Goal:
From the listing below, pull each line that includes "React".

Data:

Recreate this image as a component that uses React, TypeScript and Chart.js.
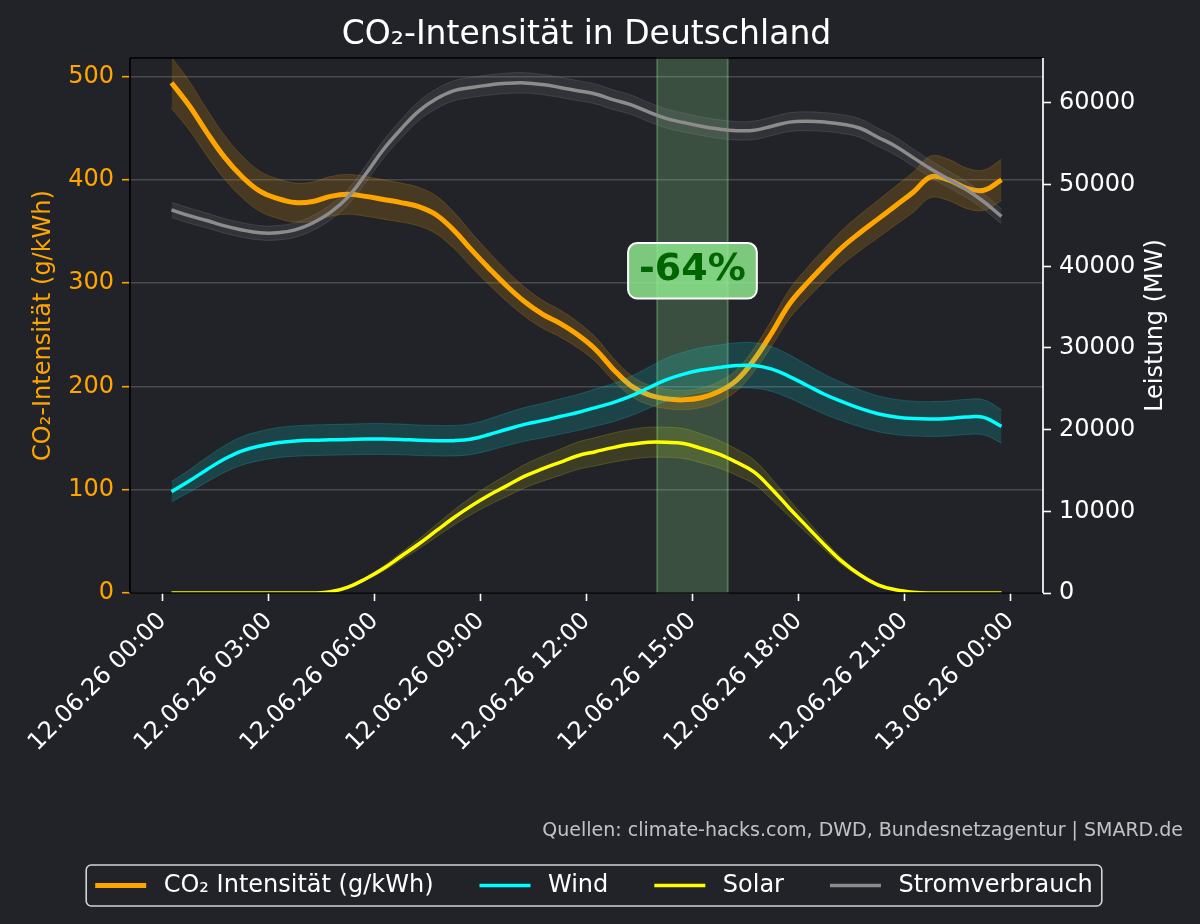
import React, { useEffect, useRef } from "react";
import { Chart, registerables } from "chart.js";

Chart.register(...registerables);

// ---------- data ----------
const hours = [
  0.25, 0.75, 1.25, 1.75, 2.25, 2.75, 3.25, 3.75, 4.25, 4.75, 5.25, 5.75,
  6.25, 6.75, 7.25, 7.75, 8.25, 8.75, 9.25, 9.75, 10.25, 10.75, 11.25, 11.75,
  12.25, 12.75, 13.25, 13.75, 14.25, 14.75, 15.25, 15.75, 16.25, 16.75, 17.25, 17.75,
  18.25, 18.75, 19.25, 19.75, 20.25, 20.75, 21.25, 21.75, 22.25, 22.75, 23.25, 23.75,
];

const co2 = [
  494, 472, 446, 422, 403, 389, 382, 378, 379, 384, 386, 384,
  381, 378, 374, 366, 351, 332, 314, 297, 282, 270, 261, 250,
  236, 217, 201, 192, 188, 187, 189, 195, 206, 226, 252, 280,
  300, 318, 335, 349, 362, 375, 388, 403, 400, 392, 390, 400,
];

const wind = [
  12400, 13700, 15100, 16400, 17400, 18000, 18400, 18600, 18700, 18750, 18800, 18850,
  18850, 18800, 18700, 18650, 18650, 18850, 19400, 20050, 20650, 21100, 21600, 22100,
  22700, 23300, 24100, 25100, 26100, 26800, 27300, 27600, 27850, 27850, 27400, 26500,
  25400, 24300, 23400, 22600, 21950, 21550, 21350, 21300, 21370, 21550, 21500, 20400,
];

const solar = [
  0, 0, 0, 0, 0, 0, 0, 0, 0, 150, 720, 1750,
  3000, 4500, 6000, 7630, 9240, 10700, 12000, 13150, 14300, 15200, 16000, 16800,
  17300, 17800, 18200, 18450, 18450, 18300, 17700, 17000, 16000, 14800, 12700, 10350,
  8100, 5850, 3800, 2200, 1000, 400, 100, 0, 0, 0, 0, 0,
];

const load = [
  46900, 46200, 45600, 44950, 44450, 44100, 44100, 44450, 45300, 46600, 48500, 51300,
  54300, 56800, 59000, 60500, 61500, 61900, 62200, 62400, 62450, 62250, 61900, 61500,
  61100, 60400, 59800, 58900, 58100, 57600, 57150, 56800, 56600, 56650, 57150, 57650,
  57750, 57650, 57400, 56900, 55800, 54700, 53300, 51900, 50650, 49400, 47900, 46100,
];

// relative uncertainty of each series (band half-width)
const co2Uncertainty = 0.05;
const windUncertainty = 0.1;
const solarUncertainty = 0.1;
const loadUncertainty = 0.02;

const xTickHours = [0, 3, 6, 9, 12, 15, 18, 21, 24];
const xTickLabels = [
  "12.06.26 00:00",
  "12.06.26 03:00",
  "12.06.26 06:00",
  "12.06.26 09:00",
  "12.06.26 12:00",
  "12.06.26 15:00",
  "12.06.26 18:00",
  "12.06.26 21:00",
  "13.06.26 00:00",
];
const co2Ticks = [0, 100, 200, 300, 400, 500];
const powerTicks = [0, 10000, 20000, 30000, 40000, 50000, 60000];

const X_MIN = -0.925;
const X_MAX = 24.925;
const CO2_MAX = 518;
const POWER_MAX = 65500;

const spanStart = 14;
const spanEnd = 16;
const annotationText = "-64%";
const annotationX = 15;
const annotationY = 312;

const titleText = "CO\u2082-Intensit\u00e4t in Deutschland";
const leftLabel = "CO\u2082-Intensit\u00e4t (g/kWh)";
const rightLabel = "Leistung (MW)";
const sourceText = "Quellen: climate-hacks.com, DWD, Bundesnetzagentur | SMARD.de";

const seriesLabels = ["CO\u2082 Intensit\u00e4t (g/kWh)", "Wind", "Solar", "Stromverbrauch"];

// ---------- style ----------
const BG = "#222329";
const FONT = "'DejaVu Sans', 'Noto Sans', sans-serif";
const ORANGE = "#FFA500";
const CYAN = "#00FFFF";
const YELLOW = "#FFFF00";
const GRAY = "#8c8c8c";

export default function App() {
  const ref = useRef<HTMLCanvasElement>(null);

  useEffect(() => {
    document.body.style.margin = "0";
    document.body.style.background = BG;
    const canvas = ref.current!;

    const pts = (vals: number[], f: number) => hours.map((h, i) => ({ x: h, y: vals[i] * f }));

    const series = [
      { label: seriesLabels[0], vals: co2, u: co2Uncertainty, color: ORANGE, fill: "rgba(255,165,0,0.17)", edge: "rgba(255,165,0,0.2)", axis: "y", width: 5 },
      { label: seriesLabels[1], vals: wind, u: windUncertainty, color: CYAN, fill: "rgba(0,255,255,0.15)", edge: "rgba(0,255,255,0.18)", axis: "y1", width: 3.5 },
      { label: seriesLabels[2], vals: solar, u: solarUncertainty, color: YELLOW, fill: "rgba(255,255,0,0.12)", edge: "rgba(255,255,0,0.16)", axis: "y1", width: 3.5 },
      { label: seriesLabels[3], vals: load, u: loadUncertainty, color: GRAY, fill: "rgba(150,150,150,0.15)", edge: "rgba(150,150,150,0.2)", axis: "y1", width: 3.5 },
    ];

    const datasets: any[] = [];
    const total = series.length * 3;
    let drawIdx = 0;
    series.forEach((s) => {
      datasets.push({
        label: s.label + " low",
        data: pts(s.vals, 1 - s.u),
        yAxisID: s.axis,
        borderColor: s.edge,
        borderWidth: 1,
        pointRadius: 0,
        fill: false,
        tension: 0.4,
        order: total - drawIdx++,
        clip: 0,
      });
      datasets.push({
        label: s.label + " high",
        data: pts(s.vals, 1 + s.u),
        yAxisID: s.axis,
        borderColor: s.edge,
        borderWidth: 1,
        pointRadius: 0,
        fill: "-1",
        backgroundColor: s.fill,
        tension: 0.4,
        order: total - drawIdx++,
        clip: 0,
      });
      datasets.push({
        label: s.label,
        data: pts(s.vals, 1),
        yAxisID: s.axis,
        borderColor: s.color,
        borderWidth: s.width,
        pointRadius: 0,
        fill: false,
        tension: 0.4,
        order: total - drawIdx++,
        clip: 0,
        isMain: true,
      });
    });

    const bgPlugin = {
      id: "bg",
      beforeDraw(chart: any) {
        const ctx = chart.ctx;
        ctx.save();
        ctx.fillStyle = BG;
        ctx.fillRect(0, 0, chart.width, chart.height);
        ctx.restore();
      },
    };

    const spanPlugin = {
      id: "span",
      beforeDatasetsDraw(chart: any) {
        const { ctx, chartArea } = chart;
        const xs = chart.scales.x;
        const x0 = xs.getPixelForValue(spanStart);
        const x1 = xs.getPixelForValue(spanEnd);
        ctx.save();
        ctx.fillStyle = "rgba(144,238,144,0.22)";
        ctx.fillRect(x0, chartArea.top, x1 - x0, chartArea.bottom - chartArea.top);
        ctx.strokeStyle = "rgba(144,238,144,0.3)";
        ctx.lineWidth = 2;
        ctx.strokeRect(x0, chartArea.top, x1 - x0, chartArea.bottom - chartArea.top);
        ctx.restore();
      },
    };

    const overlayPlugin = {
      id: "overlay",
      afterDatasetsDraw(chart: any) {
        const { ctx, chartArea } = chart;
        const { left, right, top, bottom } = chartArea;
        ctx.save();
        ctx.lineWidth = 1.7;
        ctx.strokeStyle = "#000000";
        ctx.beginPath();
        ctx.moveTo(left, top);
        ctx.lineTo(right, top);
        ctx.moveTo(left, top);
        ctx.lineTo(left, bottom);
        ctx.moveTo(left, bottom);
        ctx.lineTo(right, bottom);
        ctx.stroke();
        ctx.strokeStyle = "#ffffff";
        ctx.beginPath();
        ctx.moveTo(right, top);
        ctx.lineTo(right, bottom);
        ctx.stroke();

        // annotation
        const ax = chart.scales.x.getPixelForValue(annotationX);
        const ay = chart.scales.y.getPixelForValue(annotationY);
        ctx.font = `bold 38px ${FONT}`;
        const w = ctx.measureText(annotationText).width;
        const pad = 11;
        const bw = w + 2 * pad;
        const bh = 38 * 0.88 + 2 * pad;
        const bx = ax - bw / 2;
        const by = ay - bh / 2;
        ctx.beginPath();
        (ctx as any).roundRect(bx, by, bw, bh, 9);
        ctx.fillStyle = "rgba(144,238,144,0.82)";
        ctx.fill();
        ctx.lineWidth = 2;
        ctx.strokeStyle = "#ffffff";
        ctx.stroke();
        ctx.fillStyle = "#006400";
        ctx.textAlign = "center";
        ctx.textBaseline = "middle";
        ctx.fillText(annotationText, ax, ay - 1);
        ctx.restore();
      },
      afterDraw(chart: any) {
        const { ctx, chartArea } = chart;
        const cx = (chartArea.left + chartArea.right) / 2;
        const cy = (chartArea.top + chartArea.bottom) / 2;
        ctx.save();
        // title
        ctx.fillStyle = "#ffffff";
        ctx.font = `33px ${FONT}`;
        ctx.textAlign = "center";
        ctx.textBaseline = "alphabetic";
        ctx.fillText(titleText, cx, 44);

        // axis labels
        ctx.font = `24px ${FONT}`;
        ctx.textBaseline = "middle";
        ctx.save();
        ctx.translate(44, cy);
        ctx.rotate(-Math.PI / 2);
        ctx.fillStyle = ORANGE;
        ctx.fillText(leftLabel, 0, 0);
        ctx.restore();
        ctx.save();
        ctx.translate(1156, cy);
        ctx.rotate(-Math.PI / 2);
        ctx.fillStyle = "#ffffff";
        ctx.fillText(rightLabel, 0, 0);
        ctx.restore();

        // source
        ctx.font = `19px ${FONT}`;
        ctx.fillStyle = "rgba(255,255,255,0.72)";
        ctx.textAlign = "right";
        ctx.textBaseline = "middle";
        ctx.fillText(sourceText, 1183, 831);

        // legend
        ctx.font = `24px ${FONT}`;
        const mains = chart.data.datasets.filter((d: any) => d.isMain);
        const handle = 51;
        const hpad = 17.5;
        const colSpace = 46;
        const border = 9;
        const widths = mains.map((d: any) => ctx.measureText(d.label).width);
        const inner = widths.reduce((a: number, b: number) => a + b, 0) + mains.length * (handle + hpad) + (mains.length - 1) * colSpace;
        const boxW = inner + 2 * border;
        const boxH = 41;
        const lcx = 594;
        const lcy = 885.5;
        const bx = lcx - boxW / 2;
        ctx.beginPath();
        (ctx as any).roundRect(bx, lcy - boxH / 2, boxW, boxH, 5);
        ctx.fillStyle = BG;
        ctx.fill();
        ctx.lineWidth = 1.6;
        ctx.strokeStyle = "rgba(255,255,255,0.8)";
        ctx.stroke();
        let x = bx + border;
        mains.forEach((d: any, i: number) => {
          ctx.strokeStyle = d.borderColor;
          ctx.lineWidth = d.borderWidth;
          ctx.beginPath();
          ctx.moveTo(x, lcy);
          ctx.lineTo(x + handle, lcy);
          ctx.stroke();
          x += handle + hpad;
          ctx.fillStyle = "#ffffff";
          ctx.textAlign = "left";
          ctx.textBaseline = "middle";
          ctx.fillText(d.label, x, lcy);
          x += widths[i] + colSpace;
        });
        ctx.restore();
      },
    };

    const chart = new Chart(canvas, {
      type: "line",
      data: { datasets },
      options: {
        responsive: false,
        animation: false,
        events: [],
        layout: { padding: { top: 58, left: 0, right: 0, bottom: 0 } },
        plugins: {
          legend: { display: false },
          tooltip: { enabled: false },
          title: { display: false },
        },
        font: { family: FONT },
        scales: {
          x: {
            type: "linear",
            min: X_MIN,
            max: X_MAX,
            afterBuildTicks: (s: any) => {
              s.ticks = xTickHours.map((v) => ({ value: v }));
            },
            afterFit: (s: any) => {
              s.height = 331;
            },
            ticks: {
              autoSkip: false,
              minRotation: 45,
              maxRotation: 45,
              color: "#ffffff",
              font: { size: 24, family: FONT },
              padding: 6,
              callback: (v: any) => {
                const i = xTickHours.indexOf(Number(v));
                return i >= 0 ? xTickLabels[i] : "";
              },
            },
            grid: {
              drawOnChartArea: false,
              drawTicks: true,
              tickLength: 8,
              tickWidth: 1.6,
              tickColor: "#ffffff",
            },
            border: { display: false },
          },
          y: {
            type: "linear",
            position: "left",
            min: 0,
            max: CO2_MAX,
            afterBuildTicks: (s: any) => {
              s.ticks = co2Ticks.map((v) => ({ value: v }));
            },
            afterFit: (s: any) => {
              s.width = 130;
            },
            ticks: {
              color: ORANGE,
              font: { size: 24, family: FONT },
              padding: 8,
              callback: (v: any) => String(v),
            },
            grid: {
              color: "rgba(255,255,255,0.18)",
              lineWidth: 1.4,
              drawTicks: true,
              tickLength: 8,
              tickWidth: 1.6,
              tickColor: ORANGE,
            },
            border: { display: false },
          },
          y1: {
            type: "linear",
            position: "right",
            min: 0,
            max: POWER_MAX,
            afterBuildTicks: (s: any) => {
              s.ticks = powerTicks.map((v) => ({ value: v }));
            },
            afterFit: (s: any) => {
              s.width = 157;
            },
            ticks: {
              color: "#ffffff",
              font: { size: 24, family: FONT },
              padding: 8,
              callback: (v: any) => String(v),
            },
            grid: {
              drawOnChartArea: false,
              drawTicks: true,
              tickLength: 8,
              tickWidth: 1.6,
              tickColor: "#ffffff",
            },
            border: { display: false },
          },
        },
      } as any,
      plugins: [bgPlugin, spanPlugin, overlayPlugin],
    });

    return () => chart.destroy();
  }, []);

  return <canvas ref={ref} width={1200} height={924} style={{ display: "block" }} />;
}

Output:
Recreate this image as a component that uses React, TypeScript and Chart.js.
import React, { useEffect, useRef } from "react";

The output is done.